[Entries with chart source code]
========
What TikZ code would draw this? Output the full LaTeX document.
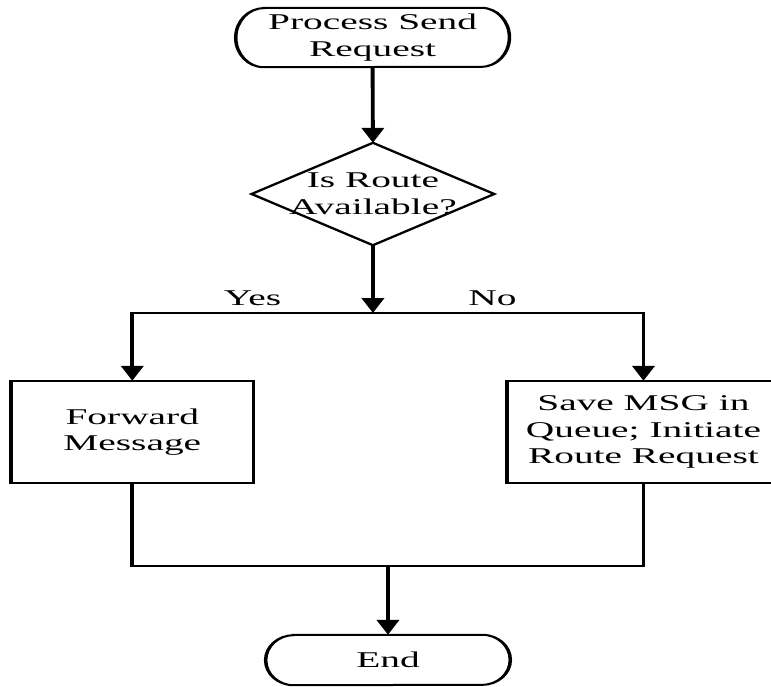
\documentclass[tikz,border=0pt]{standalone}
\usepackage{fontspec}
\setmainfont{Liberation Serif}
\usetikzlibrary{arrows.meta}
\newcommand{\figfont}{\fontsize{22.5}{26.5}\selectfont}
\begin{document}
\begin{tikzpicture}[x=1pt,y=-1pt,
  txt/.style={draw=none,inner sep=0pt,align=center,font=\figfont},
  outl/.style={line width=2pt,line join=miter},
  conn/.style={line width=2.2pt,-{Triangle[width=12.6pt,length=15pt]}},
  wire/.style={line width=2.2pt,line cap=rect}]
\useasboundingbox[fill=white] (0,0) rectangle (771,686);
\begin{scope}[transform canvas={xscale=1.75}]
% nodes
\node[txt,minimum width=156pt,minimum height=59pt] (start) at (212.9,37.5) {Process Send\\Request};
\node[txt,minimum width=138.3pt,minimum height=102pt] (dec) at (213.1,194) {Is Route\\Available?};
\node[txt,minimum width=138.3pt,minimum height=102pt] (lb) at (75.6,432) {Forward\\Message};
\node[txt,minimum width=155.4pt,minimum height=102pt] (rb) at (367.7,432) {Save MSG in\\Queue; Initiate\\Route Request};
\node[txt,minimum width=139.4pt,minimum height=50pt] (fin) at (221.7,660) {End};
\node[txt,anchor=base] (yes) at (144.3,305) {Yes};
\node[txt,anchor=base] (no) at (281.4,305) {No};
% outlines
\draw[outl] ([xshift=16pt]start.north west) -- ([xshift=-16pt]start.north east)
  arc[start angle=90,end angle=-90,x radius=16pt,y radius=29.5pt]
  -- ([xshift=16pt]start.south west)
  arc[start angle=270,end angle=90,x radius=16pt,y radius=29.5pt] -- cycle;
\draw[outl] (dec.north) -- (dec.east) -- (dec.south) -- (dec.west) -- cycle;
\draw[outl] (lb.north west) rectangle (lb.south east);
\draw[outl] (rb.north west) rectangle (rb.south east);
\draw[outl] ([xshift=16pt]fin.north west) -- ([xshift=-16pt]fin.north east)
  arc[start angle=90,end angle=-90,x radius=16pt,y radius=25pt]
  -- ([xshift=16pt]fin.south west)
  arc[start angle=270,end angle=90,x radius=16pt,y radius=25pt] -- cycle;
% connectors
\coordinate (jt) at (dec.south |- 0,313);
\coordinate (jl) at (lb.north |- jt);
\coordinate (jr) at (rb.north |- jt);
\coordinate (bl) at (lb.south |- 0,566);
\coordinate (br) at (rb.south |- 0,566);
\coordinate (jb) at (fin.north |- 0,566);
\draw[conn] (start.south) -- (dec.north);
\draw[conn] (dec.south) -- (jt);
\draw[wire] (jl) -- (jr);
\draw[conn] (jl) -- (lb.north);
\draw[conn] (jr) -- (rb.north);
\draw[wire,line join=miter] (lb.south) -- (bl) -- (br) -- (rb.south);
\draw[conn] (jb) -- (fin.north);
\end{scope}
\end{tikzpicture}
\end{document}
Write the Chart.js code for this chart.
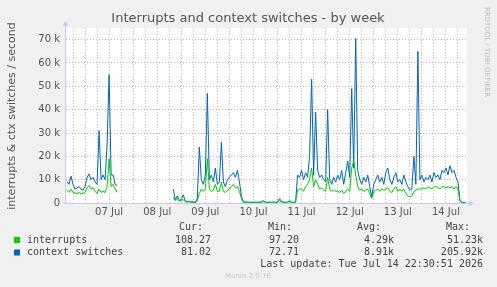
<!DOCTYPE html>
<html>
<head>
<meta charset="utf-8">
<script src="https://cdn.jsdelivr.net/npm/chart.js@4.4.1/dist/chart.umd.min.js"></script>
<style>
  html, body { margin: 0; padding: 0; background: #F0F0F0; }
  #wrap { width: 497px; height: 287px; position: relative; }
</style>
</head>
<body>
<div id="wrap"><canvas id="munin"></canvas></div>
<script>
// hours counted from 07 Jul 00:00, one sample per hour
const firstHour = -9;
const dayNames = ['07 Jul', '08 Jul', '09 Jul', '10 Jul', '11 Jul', '12 Jul', '13 Jul', '14 Jul'];

// values in thousands per second, null = no data
const ctxSwitchesK = [
  9, 8, 11.5, 8, 6, 6.5, 7, 6, 5.5,
  7, 11, 12.5, 10, 11, 9, 8, 31, 10, 12, 10, 25, 55, 12, 12, 8, 7.5,
  null, null, null, null, null, null, null, null, null, null, null, null, null,
  null, null, null, null, null, null, null, null, null, null, null, null, null,
  null, 6, 1.5, 3, 1, 1.5, 3.5, 0.8, 0.6, 0.8, 0.5, 0.5, 0.3, 2,
  24, 10, 8, 12, 47, 10, 12, 9, 15, 8, 9, 26, 9, 7, 10, 11, 12, 13, 11, 14, 9, 3, 0.5,
  0.4, 0.4, 0.3, 0.4, 0.3, 0.4, 0.3, 0.4, 0.5, 1, 0.4, 0.3, 0.4, 0.3, 0.4, 0.3, 0.5, 2, 0.6, 0.4, 0.3, 0.4, 1, 0.4, 0.3, 0.5,
  12, 11, 14, 10, 13, 11, 20, 53, 12, 39, 14, 11, 12, 10, 9, 40, 10, 8, 11, 9, 12, 10, 14, 8, 13, 18, 11, 49, 15, 70.5,
  14, 10, 8, 11, 9, 12, 7, 2.5,
  8, 10, 12, 9, 11, 8, 13, 15, 10, 8, 11, 13, 9, 10, 8, 12, 9, 7, 5.5, 6, 20, 8, 65, 10,
  12, 9, 11, 10, 12, 9, 13, 11, 12, 10, 14, 13, 15, 12, 16, 13, 14, 11, 9, 1, 0.3, 0.1, 0.08
];
const interruptsK = [
  5.5, 4.5, 6, 4.5, 4.3, 4, 4.5, 4, 4.2,
  4.5, 6.5, 7.5, 6, 6.5, 5, 4, 6, 4.5, 5, 4.5, 7, 19, 7, 8, 6, 4.5,
  null, null, null, null, null, null, null, null, null, null, null, null, null,
  null, null, null, null, null, null, null, null, null, null, null, null, null,
  null, 2.5, 1, 2, 0.8, 1, 1.5, 0.5, 0.4, 0.5, 0.3, 0.3, 0.2, 1,
  4, 6, 5, 6, 19, 6, 5, 5.5, 8, 5, 5, 9, 5, 4.5, 5.5, 6, 7, 8, 6.5, 7, 5, 2, 0.3,
  0.3, 0.3, 0.2, 0.3, 0.2, 0.3, 0.2, 0.3, 0.3, 0.6, 0.3, 0.2, 0.3, 0.2, 0.3, 0.2, 0.3, 1, 0.4, 0.3, 0.2, 0.3, 0.6, 0.3, 0.2, 0.3,
  5.5, 6, 6, 5, 7, 8, 10, 15, 7, 10, 8, 6, 6.5, 5.5, 5, 11, 6, 5, 5.5, 5, 5, 4.5, 5.5, 4, 5, 6, 5, 15, 18, 12,
  7, 5.5, 6, 5, 5.5, 6, 4, 2,
  5, 5.5, 6, 5, 6, 5.5, 6, 6.5, 5, 4.5, 6, 7, 5, 6, 5, 6, 4, 3, 2.8, 3, 5, 5.5, 6, 6,
  6, 6.5, 6, 7, 6.5, 6, 7, 7, 6.5, 6, 7, 7, 6.5, 7, 6.5, 7, 6, 7, 6, 0.8, 0.2, 0.1, 0.1
];
const yTicksK = [0, 10, 20, 30, 40, 50, 60, 70];

const legendRows = [
  { name: 'interrupts', color: '#00CC00', cur: '108.27', min: '97.20', avg: '4.29k', max: '51.23k' },
  { name: 'context switches', color: '#0066B3', cur: '81.02', min: '72.71', avg: '8.91k', max: '205.92k' }
];

function toPoints(values) {
    return values.map(function (v, i) {
        return { x: firstHour + i, y: v };
    });
}

const gridRed = 'rgba(226, 150, 150, 0.9)';
const gridGray = 'rgba(190, 190, 190, 0.9)';
const axisBlue = '#C8C8F4';

const muninDecor = {
    id: 'muninDecor',
    beforeDraw(chart) {
        const c = chart.ctx;
        const a = chart.chartArea;
        c.save();
        c.fillStyle = '#F0F0F0';
        c.fillRect(0, 0, chart.width, chart.height);
        c.fillStyle = '#FFFFFF';
        c.fillRect(a.left, a.top, a.right - a.left, a.bottom - a.top);
        c.restore();
    },
    afterDraw(chart) {
        const c = chart.ctx;
        const a = chart.chartArea;
        c.save();

        // axis lines with arrows
        c.strokeStyle = axisBlue;
        c.fillStyle = axisBlue;
        c.lineWidth = 1;
        c.beginPath();
        c.moveTo(a.left - 0.5, a.bottom + 0.5);
        c.lineTo(a.left - 0.5, a.top - 3);
        c.moveTo(a.left - 2, a.bottom + 0.5);
        c.lineTo(a.right + 3, a.bottom + 0.5);
        c.stroke();
        c.beginPath();
        c.moveTo(a.left - 3.5, a.top - 2);
        c.lineTo(a.left + 2.5, a.top - 2);
        c.lineTo(a.left - 0.5, a.top - 7);
        c.closePath();
        c.fill();
        c.beginPath();
        c.moveTo(a.right + 2, a.bottom - 2.5);
        c.lineTo(a.right + 2, a.bottom + 3.5);
        c.lineTo(a.right + 7, a.bottom + 0.5);
        c.closePath();
        c.fill();

        // title
        c.fillStyle = '#555555';
        c.font = '13px "DejaVu Sans"';
        c.textAlign = 'center';
        c.textBaseline = 'middle';
        c.fillText('Interrupts and context switches - by week', 248, 19);

        // vertical axis title
        c.save();
        c.translate(12, 116);
        c.rotate(-Math.PI / 2);
        c.font = '11px "DejaVu Sans"';
        c.fillText('interrupts & ctx switches / second', 0, 0);
        c.restore();

        // rrdtool credit
        c.save();
        c.translate(487, 52);
        c.rotate(Math.PI / 2);
        c.fillStyle = '#BBBBBB';
        c.font = '7px "DejaVu Sans"';
        c.fillText('RRDTOOL / TOBI OETIKER', 0, 0);
        c.restore();

        // legend table
        c.font = '10px "DejaVu Sans Mono"';
        c.fillStyle = '#444444';
        c.textAlign = 'right';
        c.fillText('Cur:', 203, 227);
        c.fillText('Min:', 292, 227);
        c.fillText('Avg:', 381, 227);
        c.fillText('Max:', 470, 227);
        legendRows.forEach(function (row, i) {
            const y = 240 + i * 12.5;
            c.fillStyle = row.color;
            c.fillRect(14, y - 3, 6, 6);
            c.fillStyle = '#444444';
            c.textAlign = 'left';
            c.fillText(row.name, 27, y);
            c.textAlign = 'right';
            c.fillText(row.cur, 211, y);
            c.fillText(row.min, 299, y);
            c.fillText(row.avg, 394, y);
            c.fillText(row.max, 483, y);
        });
        c.fillText('Last update: Tue Jul 14 22:30:51 2026', 483, 264);

        c.fillStyle = '#C8C8C8';
        c.font = '7px "DejaVu Sans"';
        c.textAlign = 'center';
        c.fillText('Munin 2.0.76', 248, 276);
        c.restore();
    }
};

new Chart(document.getElementById('munin'), {
    type: 'line',
    data: {
        datasets: [
            {
                label: 'interrupts',
                data: toPoints(interruptsK),
                borderColor: '#00CC00',
                borderWidth: 1,
                pointRadius: 0,
                spanGaps: false,
                order: 1
            },
            {
                label: 'context switches',
                data: toPoints(ctxSwitchesK),
                borderColor: '#0066B3',
                borderWidth: 1,
                pointRadius: 0,
                spanGaps: false,
                order: 2
            }
        ]
    },
    options: {
        responsive: true,
        maintainAspectRatio: false,
        animation: false,
        layout: { padding: { left: 6, right: 30, top: 28, bottom: 0 } },
        plugins: { legend: { display: false }, tooltip: { enabled: false } },
        scales: {
            x: {
                type: 'linear',
                min: -9.5,
                max: 190.5,
                afterBuildTicks: function (scale) {
                    const ticks = [];
                    for (let h = -6; h <= 186; h += 6) ticks.push({ value: h });
                    scale.ticks = ticks;
                },
                afterFit: function (scale) { scale.height = 84; },
                ticks: {
                    autoSkip: false,
                    maxRotation: 0,
                    padding: 3,
                    color: '#555555',
                    font: { family: 'DejaVu Sans', size: 10 },
                    callback: function (v) {
                        if (((v % 24) + 24) % 24 !== 12) return '';
                        return dayNames[Math.floor(v / 24)];
                    }
                },
                grid: {
                    drawTicks: false,
                    color: function (ctx) {
                        return ((ctx.tick.value % 24) + 24) % 24 === 0 ? gridRed : gridGray;
                    }
                },
                border: { display: false, dash: [1, 2] }
            },
            y: {
                min: 0,
                max: 75,
                afterBuildTicks: function (scale) {
                    const ticks = [];
                    for (let v = 0; v <= 75; v += 5) ticks.push({ value: v });
                    scale.ticks = ticks;
                },
                afterFit: function (scale) { scale.width = 60; },
                ticks: {
                    padding: 6,
                    color: '#555555',
                    font: { family: 'DejaVu Sans', size: 10 },
                    callback: function (v) {
                        if (yTicksK.indexOf(v) < 0) return '';
                        return v === 0 ? '0' : v + ' k';
                    }
                },
                grid: {
                    drawTicks: false,
                    color: function (ctx) {
                        return ctx.tick.value % 10 === 0 ? gridRed : gridGray;
                    }
                },
                border: { display: false, dash: [1, 2] }
            }
        }
    },
    plugins: [muninDecor]
});
</script>
</body>
</html>
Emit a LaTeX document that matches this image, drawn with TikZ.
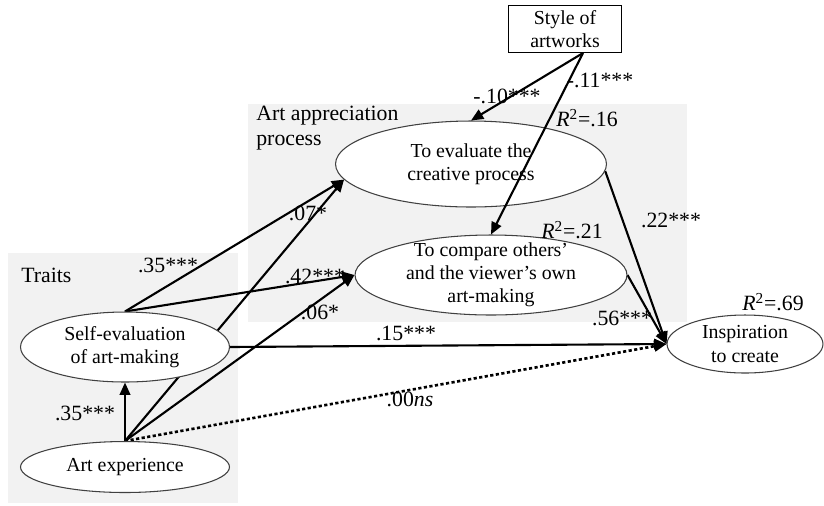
========
[Task instructions]
Transcribe, leaving out pictures, each line from the one containing "Write the Chart.js code for this chart." through the one containing "const dayNames = ['07".

[Correct output]
Write the Chart.js code for this chart.
<!DOCTYPE html>
<html>
<head>
<meta charset="utf-8">
<script src="https://cdn.jsdelivr.net/npm/chart.js@4.4.1/dist/chart.umd.min.js"></script>
<style>
  html, body { margin: 0; padding: 0; background: #F0F0F0; }
  #wrap { width: 497px; height: 287px; position: relative; }
</style>
</head>
<body>
<div id="wrap"><canvas id="munin"></canvas></div>
<script>
// hours counted from 07 Jul 00:00, one sample per hour
const firstHour = -9;
const dayNames = ['07 Jul', '08 Jul', '09 Jul', '10 Jul', '11 Jul', '12 Jul', '13 Jul', '14 Jul'];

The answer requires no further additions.